• _Request_
Your task is to transcribe all of the records exactly and leave out the pictures.

• _Record extracts_
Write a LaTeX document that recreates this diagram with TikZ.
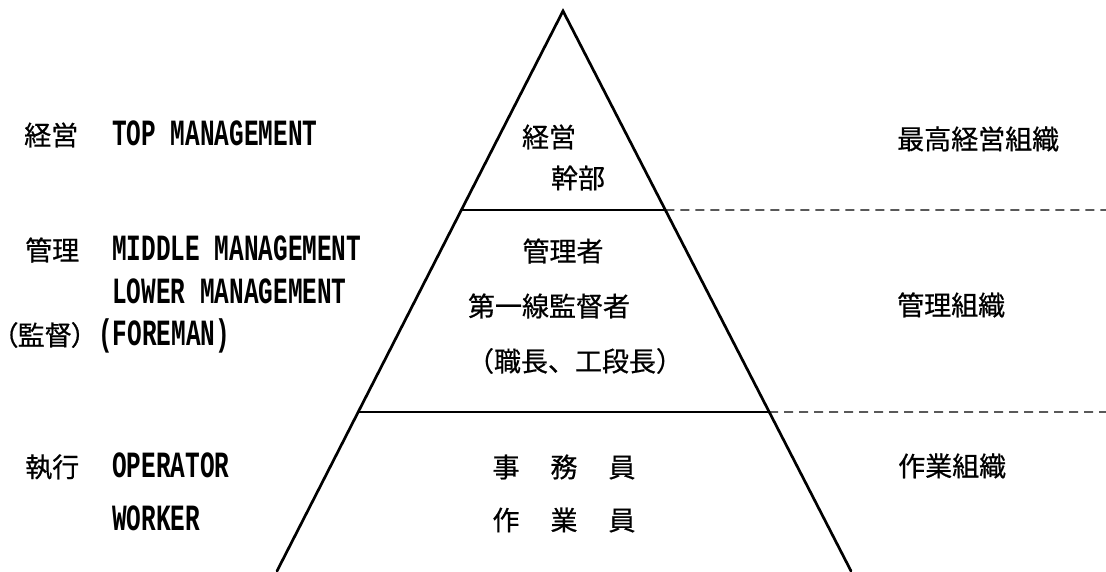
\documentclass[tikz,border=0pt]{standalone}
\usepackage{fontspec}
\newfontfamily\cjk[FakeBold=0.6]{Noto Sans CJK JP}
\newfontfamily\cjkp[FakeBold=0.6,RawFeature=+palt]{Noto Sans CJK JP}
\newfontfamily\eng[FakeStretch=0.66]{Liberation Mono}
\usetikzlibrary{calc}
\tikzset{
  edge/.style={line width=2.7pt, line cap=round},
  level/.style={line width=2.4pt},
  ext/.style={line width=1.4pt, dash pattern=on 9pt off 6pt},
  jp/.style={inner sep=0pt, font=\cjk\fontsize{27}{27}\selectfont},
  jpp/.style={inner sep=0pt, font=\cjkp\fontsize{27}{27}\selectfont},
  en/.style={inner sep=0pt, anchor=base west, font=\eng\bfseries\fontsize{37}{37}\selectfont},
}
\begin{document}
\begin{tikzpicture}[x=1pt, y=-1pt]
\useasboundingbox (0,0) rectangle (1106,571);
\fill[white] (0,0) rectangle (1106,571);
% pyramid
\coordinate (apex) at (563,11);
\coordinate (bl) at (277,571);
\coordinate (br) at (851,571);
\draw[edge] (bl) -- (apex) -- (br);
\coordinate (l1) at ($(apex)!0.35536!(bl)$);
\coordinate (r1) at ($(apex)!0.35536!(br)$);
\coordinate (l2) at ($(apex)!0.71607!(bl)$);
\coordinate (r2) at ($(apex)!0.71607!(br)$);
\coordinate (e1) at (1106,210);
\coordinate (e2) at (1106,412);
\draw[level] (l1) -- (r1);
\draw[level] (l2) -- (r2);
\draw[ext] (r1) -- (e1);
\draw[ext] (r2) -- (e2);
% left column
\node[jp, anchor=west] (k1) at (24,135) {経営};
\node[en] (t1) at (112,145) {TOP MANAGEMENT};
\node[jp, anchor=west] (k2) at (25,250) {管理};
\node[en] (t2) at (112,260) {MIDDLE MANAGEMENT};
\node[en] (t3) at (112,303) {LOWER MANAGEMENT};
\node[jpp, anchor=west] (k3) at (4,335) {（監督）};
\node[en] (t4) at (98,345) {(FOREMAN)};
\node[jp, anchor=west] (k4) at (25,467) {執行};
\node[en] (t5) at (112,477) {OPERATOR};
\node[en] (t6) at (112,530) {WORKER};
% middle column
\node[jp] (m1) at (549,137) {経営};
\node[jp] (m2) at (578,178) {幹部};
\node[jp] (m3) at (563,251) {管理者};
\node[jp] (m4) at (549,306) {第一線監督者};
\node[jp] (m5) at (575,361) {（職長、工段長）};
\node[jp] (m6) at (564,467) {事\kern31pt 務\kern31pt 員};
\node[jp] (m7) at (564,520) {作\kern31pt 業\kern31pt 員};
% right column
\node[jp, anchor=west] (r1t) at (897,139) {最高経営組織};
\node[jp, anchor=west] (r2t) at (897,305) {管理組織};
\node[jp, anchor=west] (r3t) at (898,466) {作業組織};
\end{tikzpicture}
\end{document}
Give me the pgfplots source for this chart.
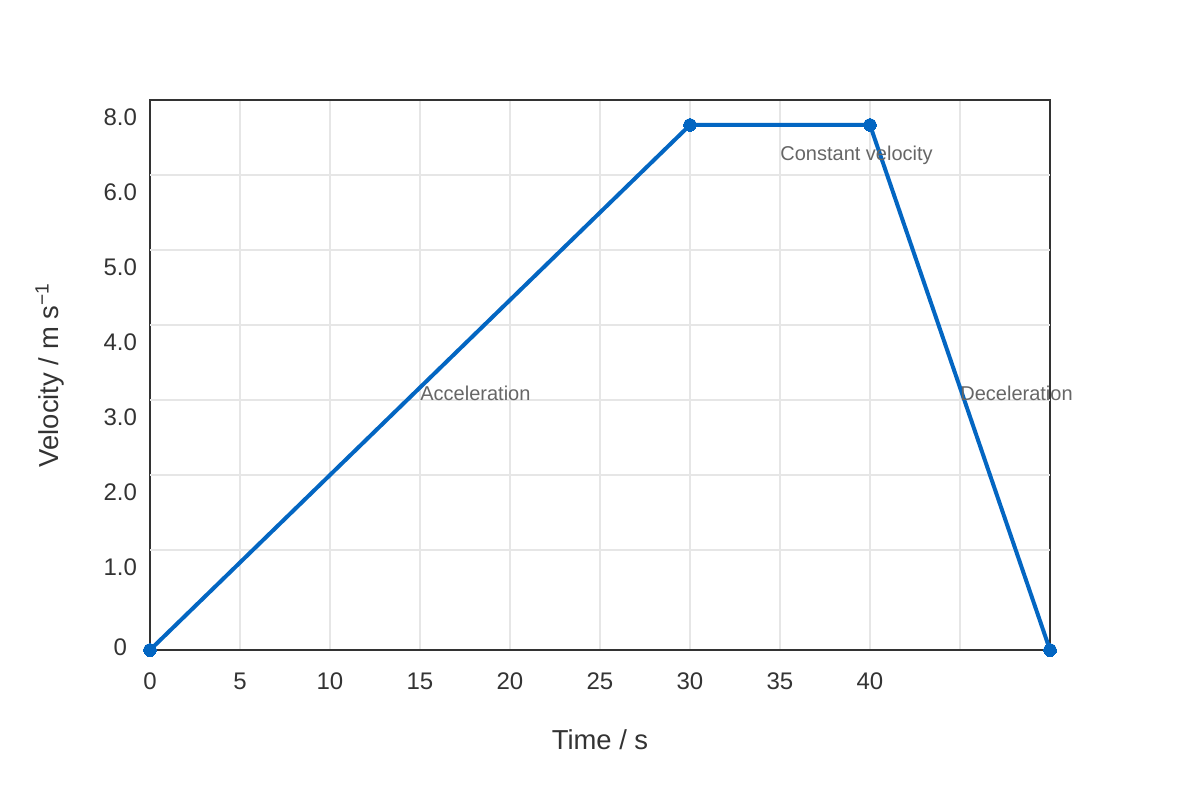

• _Task response_
Write a LaTeX document that recreates this diagram with TikZ.
\documentclass[tikz,border=0pt]{standalone}
\usepackage{fontspec}
\newfontfamily\cjk[FakeBold=0.6]{Noto Sans CJK JP}
\newfontfamily\cjkp[FakeBold=0.6,RawFeature=+palt]{Noto Sans CJK JP}
\newfontfamily\eng[FakeStretch=0.66]{Liberation Mono}
\usetikzlibrary{calc}
\tikzset{
  edge/.style={line width=2.7pt, line cap=round},
  level/.style={line width=2.4pt},
  ext/.style={line width=1.4pt, dash pattern=on 9pt off 6pt},
  jp/.style={inner sep=0pt, font=\cjk\fontsize{27}{27}\selectfont},
  jpp/.style={inner sep=0pt, font=\cjkp\fontsize{27}{27}\selectfont},
  en/.style={inner sep=0pt, anchor=base west, font=\eng\bfseries\fontsize{37}{37}\selectfont},
}
\begin{document}
\begin{tikzpicture}[x=1pt, y=-1pt]
\useasboundingbox (0,0) rectangle (1106,571);
\fill[white] (0,0) rectangle (1106,571);
% pyramid
\coordinate (apex) at (563,11);
\coordinate (bl) at (277,571);
\coordinate (br) at (851,571);
\draw[edge] (bl) -- (apex) -- (br);
\coordinate (l1) at ($(apex)!0.35536!(bl)$);
\coordinate (r1) at ($(apex)!0.35536!(br)$);
\coordinate (l2) at ($(apex)!0.71607!(bl)$);
\coordinate (r2) at ($(apex)!0.71607!(br)$);
\coordinate (e1) at (1106,210);
\coordinate (e2) at (1106,412);
\draw[level] (l1) -- (r1);
\draw[level] (l2) -- (r2);
\draw[ext] (r1) -- (e1);
\draw[ext] (r2) -- (e2);
% left column
\node[jp, anchor=west] (k1) at (24,135) {経営};
\node[en] (t1) at (112,145) {TOP MANAGEMENT};
\node[jp, anchor=west] (k2) at (25,250) {管理};
\node[en] (t2) at (112,260) {MIDDLE MANAGEMENT};
\node[en] (t3) at (112,303) {LOWER MANAGEMENT};
\node[jpp, anchor=west] (k3) at (4,335) {（監督）};
\node[en] (t4) at (98,345) {(FOREMAN)};
\node[jp, anchor=west] (k4) at (25,467) {執行};
\node[en] (t5) at (112,477) {OPERATOR};
\node[en] (t6) at (112,530) {WORKER};
% middle column
\node[jp] (m1) at (549,137) {経営};
\node[jp] (m2) at (578,178) {幹部};
\node[jp] (m3) at (563,251) {管理者};
\node[jp] (m4) at (549,306) {第一線監督者};
\node[jp] (m5) at (575,361) {（職長、工段長）};
\node[jp] (m6) at (564,467) {事\kern31pt 務\kern31pt 員};
\node[jp] (m7) at (564,520) {作\kern31pt 業\kern31pt 員};
% right column
\node[jp, anchor=west] (r1t) at (897,139) {最高経営組織};
\node[jp, anchor=west] (r2t) at (897,305) {管理組織};
\node[jp, anchor=west] (r3t) at (898,466) {作業組織};
\end{tikzpicture}
\end{document}
Give me the pgfplots source for this chart.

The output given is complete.